The stock is suffering because the company manufactures its polysilicon in the U.S. and is currently denied full access to its main market in China because Beijing is punishing U.S. polysilicon in retaliation for tariffs imposed on Chinese panels imported by American developers.

Caught in the crossfire between President Trump and Xi Jinping, REC Silicon has been operating its Moses Lake production facility in Washington State at 25% production capacity this year and had planned the private share placement to cover $3.7 million in costs related to the partial shutdown.

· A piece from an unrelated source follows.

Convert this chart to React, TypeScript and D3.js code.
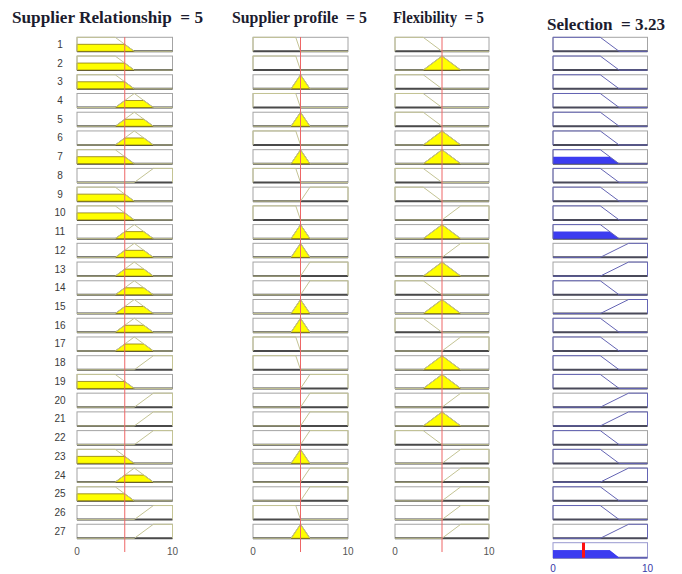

The polysilicon manufacturer, which brought a temporary halt to production in mid May, warned at the time it would be forced to shutter the fluidized bed reactor operation on a long-term basis if Beijing and Washington could not find a compromise that reopened the Chinese market to U.S. imports by the end of this month.

With that deadline fast approaching, REC Silicon yesterday announced it would delay the full shutdown plan until July 15. Rather than indicating its earlier warning was a bluff, REC Silicon said the stay of execution was based on the hope a solution to the U.S.-China trade war might be found when representatives of the two nations meet for talks at the next G20 meeting, to be held in Osaka, Japan on June 28 and 29.

That hope, of course, leaves open a two-week window during which the social media threats could escalate and the REC board will be hoping any such development will mark no more than the brinkmanship that appears a characteristic part of the U.S. president’s negotiating technique.